Business › Business & Finance       31.01.2013

Cadbury Cocoa Partnership (CCP) donates to seven cocoa growing districts

Cadbury Cocoa Partnership (CCP)

Ehiamenkyene (ER), Jan. 29, GNA - The Cadbury Cocoa Partnership (CCP), an initiative of Cadbury worldwide, has donated assorted educational reading books at a cost of GH¢22,000.00 to seven cocoa growing districts in Ghana to boost the education of children in those areas.

 The donation, which formed part of the broad objective of the CCP to boost the living conditions of cocoa farmers and their children's access to quality education, was done symbolically at Ehiamenkyene in the Fanteakwa District in the Eastern Region on Tuesday.

The items would be distributed to the various reading clubs in the 209 communities within the seven districts that the CCP operates in Ghana.

The provision of the books was to address the difficulties of the patrons and the cocoa ambassadors, who take the children through extra curriculum activities during weekends and vacations to improve upon their education due to lack of books.

Ever since the clubs were established in rural communities throughout the country, it was noted that most of the schools lacked basic text books and other reading materials.

The ceremony attracted a large section of the operating partners of the CCP including the World Vision, Volunteer Services Overseas (VSO), and Care International, representatives of the Ghana Education Service (GES) and farmers of the cooperative societies of the CCP.

The CCP was initiated by Cadbury, a cocoa processing company to improve upon the living conditions of cocoa farmers, who produced cocoa for their operations, through sustainable programs such as alternative livelihoods, construction of basic needs such as water and school buildings and provision of facilities to boost the educational performance of wards of cocoa farmers.

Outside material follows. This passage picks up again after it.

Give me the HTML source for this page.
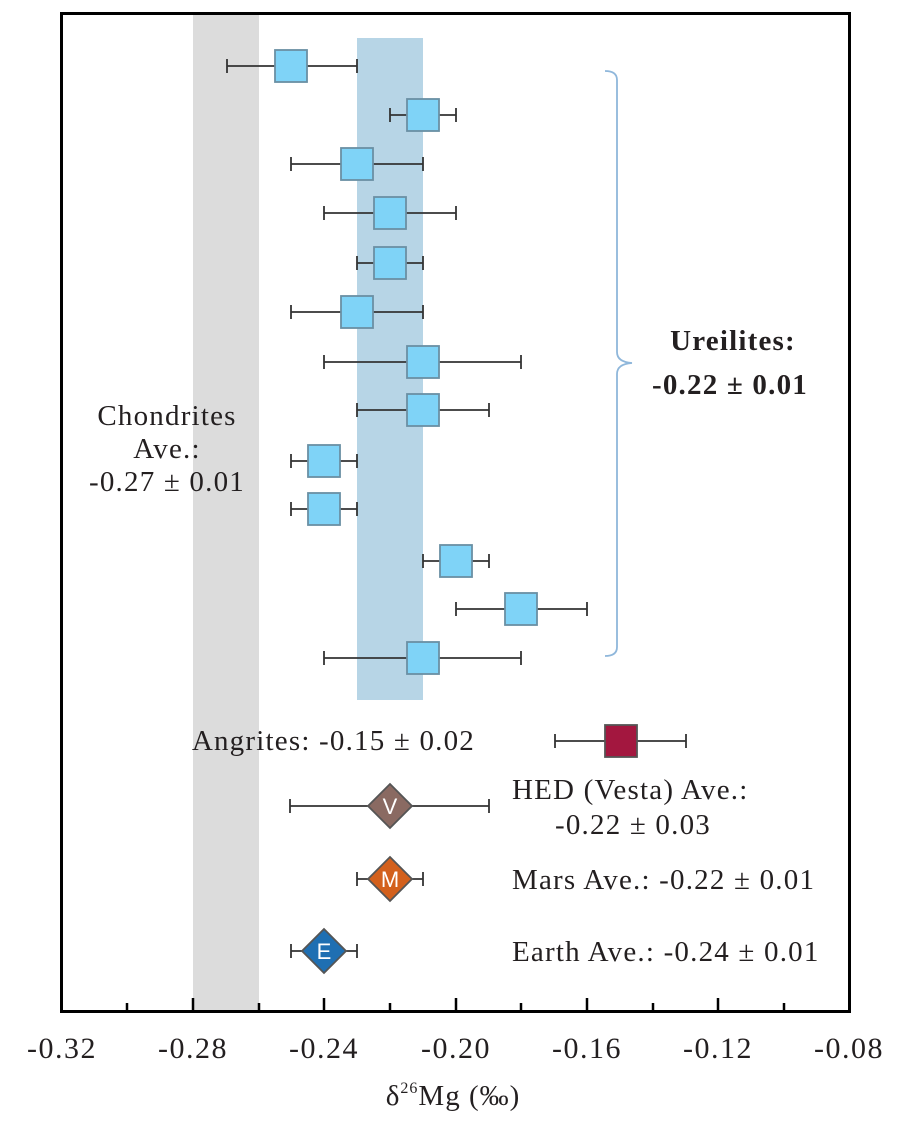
<!DOCTYPE html>
<html><head><meta charset="utf-8"><style>
html,body{margin:0;padding:0;background:#fff;}
svg{display:block;}
text{font-family:"Liberation Serif",serif;fill:#231f20;}
</style></head><body>
<svg width="917" height="1130" viewBox="0 0 917 1130" xmlns="http://www.w3.org/2000/svg">
<rect x="193" y="13" width="66" height="998" fill="#dcdcdc"/>
<rect x="357" y="38" width="66" height="662" fill="#b7d5e6"/>
<rect x="61.5" y="13.5" width="788" height="998" fill="none" stroke="#000" stroke-width="3"/>
<g stroke="#000" stroke-width="2.5">
<line x1="127" y1="1011" x2="127" y2="1003"/>
<line x1="193" y1="1011" x2="193" y2="998"/>
<line x1="259" y1="1011" x2="259" y2="1003"/>
<line x1="324" y1="1011" x2="324" y2="998"/>
<line x1="390" y1="1011" x2="390" y2="1003"/>
<line x1="456" y1="1011" x2="456" y2="998"/>
<line x1="521" y1="1011" x2="521" y2="1003"/>
<line x1="587" y1="1011" x2="587" y2="998"/>
<line x1="653" y1="1011" x2="653" y2="1003"/>
<line x1="718" y1="1011" x2="718" y2="998"/>
<line x1="784" y1="1011" x2="784" y2="1003"/>
</g>
<g font-size="30" text-anchor="middle" letter-spacing="1.5">
<text x="62" y="1058">-0.32</text><text x="193" y="1058">-0.28</text><text x="324" y="1058">-0.24</text><text x="456" y="1058">-0.20</text><text x="587" y="1058">-0.16</text><text x="718" y="1058">-0.12</text><text x="849" y="1058">-0.08</text>
</g>
<text x="453" y="1105" font-size="29" text-anchor="middle" letter-spacing="1">δ<tspan font-size="16" dy="-12">26</tspan><tspan dy="12">Mg (‰)</tspan></text>
<g stroke="#333" stroke-width="1.8" fill="#7fd3f7">
<g><line x1="227" y1="66" x2="357" y2="66"/><line x1="227" y1="59" x2="227" y2="73"/><line x1="357" y1="59" x2="357" y2="73"/><rect x="275" y="50" width="32" height="32" stroke="#6a8fa3"/></g>
<g><line x1="390" y1="115" x2="456" y2="115"/><line x1="390" y1="108" x2="390" y2="122"/><line x1="456" y1="108" x2="456" y2="122"/><rect x="407" y="99" width="32" height="32" stroke="#6a8fa3"/></g>
<g><line x1="291" y1="164" x2="423" y2="164"/><line x1="291" y1="157" x2="291" y2="171"/><line x1="423" y1="157" x2="423" y2="171"/><rect x="341" y="148" width="32" height="32" stroke="#6a8fa3"/></g>
<g><line x1="324" y1="213" x2="456" y2="213"/><line x1="324" y1="206" x2="324" y2="220"/><line x1="456" y1="206" x2="456" y2="220"/><rect x="374" y="197" width="32" height="32" stroke="#6a8fa3"/></g>
<g><line x1="357" y1="263" x2="423" y2="263"/><line x1="357" y1="256" x2="357" y2="270"/><line x1="423" y1="256" x2="423" y2="270"/><rect x="374" y="247" width="32" height="32" stroke="#6a8fa3"/></g>
<g><line x1="291" y1="312" x2="423" y2="312"/><line x1="291" y1="305" x2="291" y2="319"/><line x1="423" y1="305" x2="423" y2="319"/><rect x="341" y="296" width="32" height="32" stroke="#6a8fa3"/></g>
<g><line x1="324" y1="362" x2="521" y2="362"/><line x1="324" y1="355" x2="324" y2="369"/><line x1="521" y1="355" x2="521" y2="369"/><rect x="407" y="346" width="32" height="32" stroke="#6a8fa3"/></g>
<g><line x1="357" y1="410" x2="489" y2="410"/><line x1="357" y1="403" x2="357" y2="417"/><line x1="489" y1="403" x2="489" y2="417"/><rect x="407" y="394" width="32" height="32" stroke="#6a8fa3"/></g>
<g><line x1="291" y1="461" x2="357" y2="461"/><line x1="291" y1="454" x2="291" y2="468"/><line x1="357" y1="454" x2="357" y2="468"/><rect x="308" y="445" width="32" height="32" stroke="#6a8fa3"/></g>
<g><line x1="291" y1="509" x2="357" y2="509"/><line x1="291" y1="502" x2="291" y2="516"/><line x1="357" y1="502" x2="357" y2="516"/><rect x="308" y="493" width="32" height="32" stroke="#6a8fa3"/></g>
<g><line x1="423" y1="561" x2="489" y2="561"/><line x1="423" y1="554" x2="423" y2="568"/><line x1="489" y1="554" x2="489" y2="568"/><rect x="440" y="545" width="32" height="32" stroke="#6a8fa3"/></g>
<g><line x1="456" y1="609" x2="587" y2="609"/><line x1="456" y1="602" x2="456" y2="616"/><line x1="587" y1="602" x2="587" y2="616"/><rect x="505" y="593" width="32" height="32" stroke="#6a8fa3"/></g>
<g><line x1="324" y1="658" x2="521" y2="658"/><line x1="324" y1="651" x2="324" y2="665"/><line x1="521" y1="651" x2="521" y2="665"/><rect x="407" y="642" width="32" height="32" stroke="#6a8fa3"/></g>
<g><line x1="555" y1="741" x2="686" y2="741"/><line x1="555" y1="734" x2="555" y2="748"/><line x1="686" y1="734" x2="686" y2="748"/><rect x="605" y="725" width="32" height="32" fill="#a3173f" stroke="#555"/></g>
<g><line x1="290" y1="806" x2="489" y2="806"/><line x1="290" y1="799" x2="290" y2="813"/><line x1="489" y1="799" x2="489" y2="813"/><polygon points="390,784 412,806 390,828 368,806" fill="#8a6a62" stroke="#555"/></g>
<g><line x1="357" y1="879" x2="423" y2="879"/><line x1="357" y1="872" x2="357" y2="886"/><line x1="423" y1="872" x2="423" y2="886"/><polygon points="390,857 412,879 390,901 368,879" fill="#d3601c" stroke="#555"/></g>
<g><line x1="291" y1="951" x2="357" y2="951"/><line x1="291" y1="944" x2="291" y2="958"/><line x1="357" y1="944" x2="357" y2="958"/><polygon points="324,929 346,951 324,973 302,951" fill="#1f6fb2" stroke="#555"/></g>
</g>
<g font-size="22" text-anchor="middle">
<text x="390" y="814" style="fill:#fff;font-family:'Liberation Sans',sans-serif">V</text>
<text x="390" y="887" style="fill:#fff;font-family:'Liberation Sans',sans-serif">M</text>
<text x="324" y="959" style="fill:#fff;font-family:'Liberation Sans',sans-serif">E</text>
</g>
<path d="M605,71 Q617,71 617,80 L617,352 Q617,362 632,363 Q617,364 617,374 L617,647 Q617,656 605,656" fill="none" stroke="#8fb7db" stroke-width="1.8"/>
<g font-size="29" letter-spacing="1.2">
<text x="167" y="425" text-anchor="middle">Chondrites</text>
<text x="167" y="458" text-anchor="middle">Ave.:</text>
<text x="167" y="491" text-anchor="middle">-0.27 ± 0.01</text>
<text x="733" y="350" text-anchor="middle" font-weight="bold">Ureilites:</text>
<text x="730" y="394" text-anchor="middle" font-weight="bold">-0.22 ± 0.01</text>
<text x="475" y="750" text-anchor="end">Angrites: -0.15 ± 0.02</text>
<text x="512" y="799">HED (Vesta) Ave.:</text>
<text x="555" y="834">-0.22 ± 0.03</text>
<text x="512" y="889">Mars Ave.: -0.22 ± 0.01</text>
<text x="512" y="961">Earth Ave.: -0.24 ± 0.01</text>
</g>
</svg>
</body></html>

So far the CCP had provided over 10,000 bicycles in the Eastern Region alone to children in cocoa growing communities, who walk more than four kilometers each day to school, provided over 5,000 solar lanterns to households to enable children in those communities to learn in the night as well as to provide energy for other additional income activities of cocoa farmers.

Presenting the books, Mrs Yaa Pepra Amekudzi, Country Director of the CCP, said the establishment of the CCP was informed by a research that showed that young people from cocoa growing areas lacked many facilities such as access to quality education and therefore migrated to urban areas in search of better life.

She said subsequently the reading clubs were formed to equip children in cocoa growing communities with reading skills to improve upon academic performance and to build confidence in engaging in thoughtful and informed discourse.

Mrs Amekudzi noted that despite the hard work of cocoa farmers, their children could not benefit from the cocoa scholarship due to low performance and indicated that since the inception of the CCP and the reading clubs, children in such communities had improved their performance remarkably evident in the results of the Basic Education Certificate Examination (BECE).

The Chief of Ehiamenkyene, Nene Nartey Kwao, thanked the CCP for their intervention over the years that had improved the living conditions of cocoa farmers in the area, particularly the access to quality education by their wards.

A patron of the reading club, Joshua Mensah Tenieson, who spoke with the Ghana News Agency (GNA) said the donation of the books was a relief since most of the children did not have even text books and hoped that the large range of the books would help bridge the gap of standards between children in the rural and urban areas.